The tone was set with a breakneck opening partnership of 120 in just 8.5 overs between Jamie Smith (60) and Ben Duckett (84), paving the way for a towering total of 248 for three – equalling the record score on English soil.

The tourists never got to grips with a chase of that magnitude but still made 211 for eight, Rovman Powell’s unbeaten 79 coming too late to make a difference.

With the series already secure, England had nothing to lose and their top-order pair batted with abandon in a powerplay that brought 83 wicketless runs.

Duckett was a bundle of energy at the crease, skipping around and stepping inside the line to cue up a vast array of strokes.

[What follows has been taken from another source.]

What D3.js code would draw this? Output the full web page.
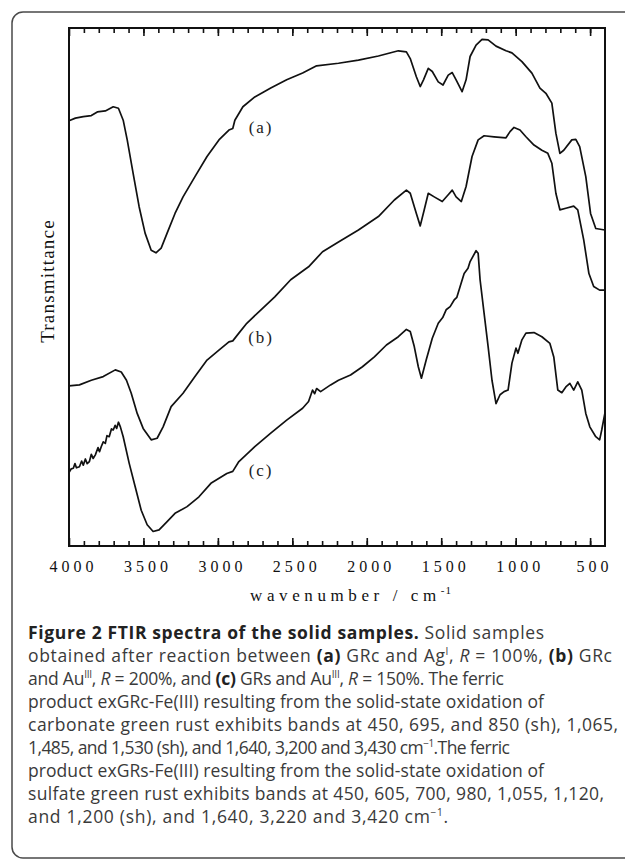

The bowlers struggled to find a safe area to bowl and captain Shai Hope could not plug enough gaps in the field as Duckett reversed his hands, stepped outside off to open up square leg and carved anything short over the in-field.

When Alzarri Joseph tried to sharpen him up with a first-ball bouncer, he casually swatted it for six.

Smith’s tactics were more streamlined but no less effective, with an emphasis on big, bludgeoned shots down the ground.

Ben Duckett celebrates his half-century
Ben Duckett brought up his half-century off just 20 balls (Andrew Matthews/PA).

Duckett won the half-century sprint, bringing it up off just 20 balls, but Smith was just a couple behind. He hurried to his first T20 fifty for England with three sixes in four balls off an outmatched Romario Shepherd, with one particularly dazzling blow on the up over extra cover.

His attack ended after 26 brutal balls when he leaned back and hit Gudakesh Motie to Shimron Hetmyer on the boundary, for once lacking distance. Smith was only given his chance at the top of the order due to Phil Salt’s paternity leave, but the role already feels like his to lose.

The reward for removing him was the arrival of the series top run-scorer, Jos Buttler, who announced himself by rocking back and hammering Joseph over the crowd and into the concourse in front of the fast-food vans.

Buttler perished after skying a wide ball from Sherfane Rutherford and Duckett saw a first century evade him when he lost his leg stump to Akeal Hosein, but the runs kept flowing.

Brook hit 35no, including eight off the last two balls to level Australia’s record score at the same ground in 2013, while Jacob Bethell produced another electric cameo worth 36no from only 16 balls. That included three mighty sixes in succession off Motie and a wonderfully inventive reverse flick to deep third.

It looked a tall order for an brow-beaten West Indies and so it proved, Luke Wood and Liam Dawson taking care of the openers Evin Lewis and Johnson Charles in single figures.

Luke Wood celebrates taking the wicket of West Indies’ Johnson Charles
Luke Wood picked up three wickets (Andrew Matthews/PA).

Hetmyer smashed three sixes as he burned brightly and briefly, attempting a fourth off Bethell’s left-arm spin but finding the fielder.

Hope went down fighting with 45 before being bounced out by Brydon Carse and Powell took a hefty chunk out of the winning margin, but the chase never quite caught fire.

Rutherford and Shepherd mustered one run between them as Adil Rashid spun out both, with Wood returning to pick up two more late wickets at the death.